My baby spent his first night in his crib last night. I was a mess. A blubbering mess. Weighing in at almost 17 lbs, I guess it was time. Ok, so it was overdue. The doctor at his 4 month appointment even said it was time. He was ready. I wasn’t.
He has been sleeping through the night since he was 1.5 months old. Only waking up one or two nights a week (if that) for a little extra 4/5 a.m. feeding.
He fell asleep in my arms and instead of walking him to his pack and play in my room (he outgrew his bassinet over a month ago!) I walked him up the stairs and to his crib. I set him down, turned to my husband and buried my head in his shoulder balling my eyes out. Luckily for me, the baby woke right back up (probably because of his blubbering mom) so I got to hold him for a little while longer. He finally fell sound asleep in his crib and slept through the night. The best part was his arms and feet were no longer hitting the sides of his bed. The worst part was crying myself to sleep.

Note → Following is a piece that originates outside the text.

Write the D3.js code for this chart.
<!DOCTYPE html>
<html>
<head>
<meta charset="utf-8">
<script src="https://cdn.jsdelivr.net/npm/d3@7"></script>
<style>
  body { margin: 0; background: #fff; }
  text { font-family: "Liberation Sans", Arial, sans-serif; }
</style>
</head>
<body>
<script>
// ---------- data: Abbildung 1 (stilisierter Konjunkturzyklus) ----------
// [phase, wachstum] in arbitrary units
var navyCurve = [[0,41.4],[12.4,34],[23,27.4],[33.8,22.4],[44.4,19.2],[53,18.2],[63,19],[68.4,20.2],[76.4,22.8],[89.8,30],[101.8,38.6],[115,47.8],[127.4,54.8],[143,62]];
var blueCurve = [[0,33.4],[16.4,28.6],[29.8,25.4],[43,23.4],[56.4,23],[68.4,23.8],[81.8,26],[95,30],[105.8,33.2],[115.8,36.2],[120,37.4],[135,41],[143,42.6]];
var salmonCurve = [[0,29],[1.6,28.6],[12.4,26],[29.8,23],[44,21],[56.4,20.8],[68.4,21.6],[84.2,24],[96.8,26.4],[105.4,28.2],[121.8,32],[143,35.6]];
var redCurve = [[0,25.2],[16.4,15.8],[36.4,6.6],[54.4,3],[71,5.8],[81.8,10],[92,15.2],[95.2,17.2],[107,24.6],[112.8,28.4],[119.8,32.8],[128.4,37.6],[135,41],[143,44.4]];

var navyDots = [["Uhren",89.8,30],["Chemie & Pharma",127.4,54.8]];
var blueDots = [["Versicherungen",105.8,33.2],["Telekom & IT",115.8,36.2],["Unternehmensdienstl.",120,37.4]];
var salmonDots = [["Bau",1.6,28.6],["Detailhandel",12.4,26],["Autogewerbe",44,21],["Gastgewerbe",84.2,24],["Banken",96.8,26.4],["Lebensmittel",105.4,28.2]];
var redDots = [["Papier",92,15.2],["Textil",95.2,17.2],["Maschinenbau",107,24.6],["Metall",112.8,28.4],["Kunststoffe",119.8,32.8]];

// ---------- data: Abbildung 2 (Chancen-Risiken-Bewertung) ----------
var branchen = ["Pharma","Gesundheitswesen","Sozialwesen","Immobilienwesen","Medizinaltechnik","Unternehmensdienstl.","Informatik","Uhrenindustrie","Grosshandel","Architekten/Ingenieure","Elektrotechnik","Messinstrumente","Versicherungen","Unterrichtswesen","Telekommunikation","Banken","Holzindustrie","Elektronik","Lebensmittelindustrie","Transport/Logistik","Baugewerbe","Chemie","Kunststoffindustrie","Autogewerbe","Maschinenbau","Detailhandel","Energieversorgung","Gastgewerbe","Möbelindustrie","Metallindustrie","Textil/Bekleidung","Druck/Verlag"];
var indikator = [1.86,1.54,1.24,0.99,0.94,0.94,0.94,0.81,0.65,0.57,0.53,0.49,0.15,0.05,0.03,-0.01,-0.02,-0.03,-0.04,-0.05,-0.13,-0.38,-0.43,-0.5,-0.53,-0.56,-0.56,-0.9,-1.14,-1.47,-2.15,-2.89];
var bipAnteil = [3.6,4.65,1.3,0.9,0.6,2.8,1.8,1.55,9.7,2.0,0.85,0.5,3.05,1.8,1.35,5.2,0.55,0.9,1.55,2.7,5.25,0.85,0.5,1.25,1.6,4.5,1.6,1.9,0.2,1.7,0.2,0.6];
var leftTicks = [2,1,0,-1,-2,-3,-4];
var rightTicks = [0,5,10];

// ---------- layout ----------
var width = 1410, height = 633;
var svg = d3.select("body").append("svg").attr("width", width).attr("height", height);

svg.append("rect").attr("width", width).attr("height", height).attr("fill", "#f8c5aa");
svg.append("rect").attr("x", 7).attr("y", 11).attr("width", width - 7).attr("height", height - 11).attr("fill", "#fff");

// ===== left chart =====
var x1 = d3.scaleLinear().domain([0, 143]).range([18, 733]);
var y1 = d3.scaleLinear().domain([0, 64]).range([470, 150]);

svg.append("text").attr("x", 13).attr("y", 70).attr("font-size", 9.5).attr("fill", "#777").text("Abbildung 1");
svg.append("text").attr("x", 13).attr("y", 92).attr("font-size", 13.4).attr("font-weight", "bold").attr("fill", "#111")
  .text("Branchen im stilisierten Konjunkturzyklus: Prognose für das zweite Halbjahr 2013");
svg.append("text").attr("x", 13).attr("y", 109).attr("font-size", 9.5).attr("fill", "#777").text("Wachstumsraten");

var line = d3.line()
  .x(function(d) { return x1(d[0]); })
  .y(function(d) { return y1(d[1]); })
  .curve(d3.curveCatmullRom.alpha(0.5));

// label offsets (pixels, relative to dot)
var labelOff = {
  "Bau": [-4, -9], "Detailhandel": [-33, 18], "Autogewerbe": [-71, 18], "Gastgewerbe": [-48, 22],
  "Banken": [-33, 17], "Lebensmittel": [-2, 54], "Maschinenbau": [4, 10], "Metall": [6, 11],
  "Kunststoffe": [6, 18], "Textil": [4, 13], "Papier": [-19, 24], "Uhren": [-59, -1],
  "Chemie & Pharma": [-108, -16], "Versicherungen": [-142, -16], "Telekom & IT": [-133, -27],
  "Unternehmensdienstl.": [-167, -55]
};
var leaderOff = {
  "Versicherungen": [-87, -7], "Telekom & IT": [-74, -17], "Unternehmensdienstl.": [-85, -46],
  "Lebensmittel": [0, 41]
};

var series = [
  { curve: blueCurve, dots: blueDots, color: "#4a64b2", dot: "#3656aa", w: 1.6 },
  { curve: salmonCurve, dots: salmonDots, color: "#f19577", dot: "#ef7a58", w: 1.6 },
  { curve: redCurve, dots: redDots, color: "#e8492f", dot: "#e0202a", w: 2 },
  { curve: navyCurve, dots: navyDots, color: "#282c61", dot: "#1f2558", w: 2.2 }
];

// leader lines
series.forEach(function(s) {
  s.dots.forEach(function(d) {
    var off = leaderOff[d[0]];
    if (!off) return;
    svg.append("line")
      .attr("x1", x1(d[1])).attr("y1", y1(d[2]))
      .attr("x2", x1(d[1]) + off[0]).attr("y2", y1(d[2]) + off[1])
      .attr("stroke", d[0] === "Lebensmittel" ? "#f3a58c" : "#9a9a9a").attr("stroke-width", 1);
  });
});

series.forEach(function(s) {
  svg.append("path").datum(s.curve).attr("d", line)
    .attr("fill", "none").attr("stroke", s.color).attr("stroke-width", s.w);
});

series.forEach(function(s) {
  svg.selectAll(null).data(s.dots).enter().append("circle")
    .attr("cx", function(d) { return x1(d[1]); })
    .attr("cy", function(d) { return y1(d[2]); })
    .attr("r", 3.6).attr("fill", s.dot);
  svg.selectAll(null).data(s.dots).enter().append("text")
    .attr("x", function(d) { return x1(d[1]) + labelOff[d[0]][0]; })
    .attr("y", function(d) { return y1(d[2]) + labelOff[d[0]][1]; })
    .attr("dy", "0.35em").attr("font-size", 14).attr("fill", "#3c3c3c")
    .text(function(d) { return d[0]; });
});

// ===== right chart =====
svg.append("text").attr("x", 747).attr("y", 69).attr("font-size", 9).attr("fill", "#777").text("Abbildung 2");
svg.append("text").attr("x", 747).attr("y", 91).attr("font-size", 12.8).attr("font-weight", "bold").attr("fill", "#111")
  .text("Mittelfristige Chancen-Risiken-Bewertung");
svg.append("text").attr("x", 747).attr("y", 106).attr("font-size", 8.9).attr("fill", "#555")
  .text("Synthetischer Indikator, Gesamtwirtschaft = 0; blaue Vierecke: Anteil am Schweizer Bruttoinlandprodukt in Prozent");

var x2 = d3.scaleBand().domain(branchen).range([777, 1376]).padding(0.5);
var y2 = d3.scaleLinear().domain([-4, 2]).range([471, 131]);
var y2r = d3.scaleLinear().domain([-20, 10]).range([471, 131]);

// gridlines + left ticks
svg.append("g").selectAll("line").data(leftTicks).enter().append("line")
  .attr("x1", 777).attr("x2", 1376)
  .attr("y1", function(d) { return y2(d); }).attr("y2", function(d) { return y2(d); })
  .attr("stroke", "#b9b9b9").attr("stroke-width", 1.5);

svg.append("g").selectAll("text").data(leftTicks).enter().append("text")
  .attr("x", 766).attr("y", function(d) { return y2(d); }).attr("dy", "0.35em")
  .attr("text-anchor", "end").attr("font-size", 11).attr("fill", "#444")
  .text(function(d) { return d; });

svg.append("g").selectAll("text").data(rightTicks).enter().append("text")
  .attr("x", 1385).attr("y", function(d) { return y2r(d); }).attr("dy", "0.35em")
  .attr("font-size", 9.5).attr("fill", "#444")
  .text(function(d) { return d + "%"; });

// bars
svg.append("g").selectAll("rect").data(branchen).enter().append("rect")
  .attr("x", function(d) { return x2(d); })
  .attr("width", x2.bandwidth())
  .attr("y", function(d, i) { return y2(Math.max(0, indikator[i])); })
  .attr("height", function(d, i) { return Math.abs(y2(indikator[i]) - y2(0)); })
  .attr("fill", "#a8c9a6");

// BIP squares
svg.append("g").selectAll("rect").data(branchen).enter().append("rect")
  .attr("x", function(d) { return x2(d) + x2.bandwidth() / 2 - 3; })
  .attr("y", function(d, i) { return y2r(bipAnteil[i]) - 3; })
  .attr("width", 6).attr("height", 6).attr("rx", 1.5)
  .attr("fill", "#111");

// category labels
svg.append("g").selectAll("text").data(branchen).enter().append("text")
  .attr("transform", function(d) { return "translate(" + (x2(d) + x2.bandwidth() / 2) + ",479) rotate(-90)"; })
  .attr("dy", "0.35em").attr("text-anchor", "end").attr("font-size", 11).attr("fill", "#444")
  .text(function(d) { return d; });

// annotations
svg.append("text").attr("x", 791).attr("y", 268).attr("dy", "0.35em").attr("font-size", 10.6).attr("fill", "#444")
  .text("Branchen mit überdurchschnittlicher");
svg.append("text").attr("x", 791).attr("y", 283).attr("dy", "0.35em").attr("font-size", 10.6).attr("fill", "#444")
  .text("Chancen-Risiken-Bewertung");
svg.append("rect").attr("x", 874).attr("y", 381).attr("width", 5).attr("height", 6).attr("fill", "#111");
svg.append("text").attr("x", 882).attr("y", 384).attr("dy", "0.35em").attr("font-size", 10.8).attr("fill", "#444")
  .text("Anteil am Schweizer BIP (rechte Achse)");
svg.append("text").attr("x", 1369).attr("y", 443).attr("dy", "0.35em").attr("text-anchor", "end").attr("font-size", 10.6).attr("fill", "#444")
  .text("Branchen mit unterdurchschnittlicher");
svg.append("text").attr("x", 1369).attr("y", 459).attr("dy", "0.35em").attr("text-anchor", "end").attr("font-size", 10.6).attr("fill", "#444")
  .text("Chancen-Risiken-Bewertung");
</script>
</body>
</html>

It’s going too fast. It really is. A little over 4 months ago, he was still inside of me. Inseparable. Then for the first two weeks of his life, we mostly slept together anyways because of constant feedings. Then he was at a comfortably close distance beside my bed in his bassinet. When he grew out of that, I had to put him a few steps away in his pack and play, and now he is in a different room than me. WAHHHH
True Confession: I sleep hugging the video monitor.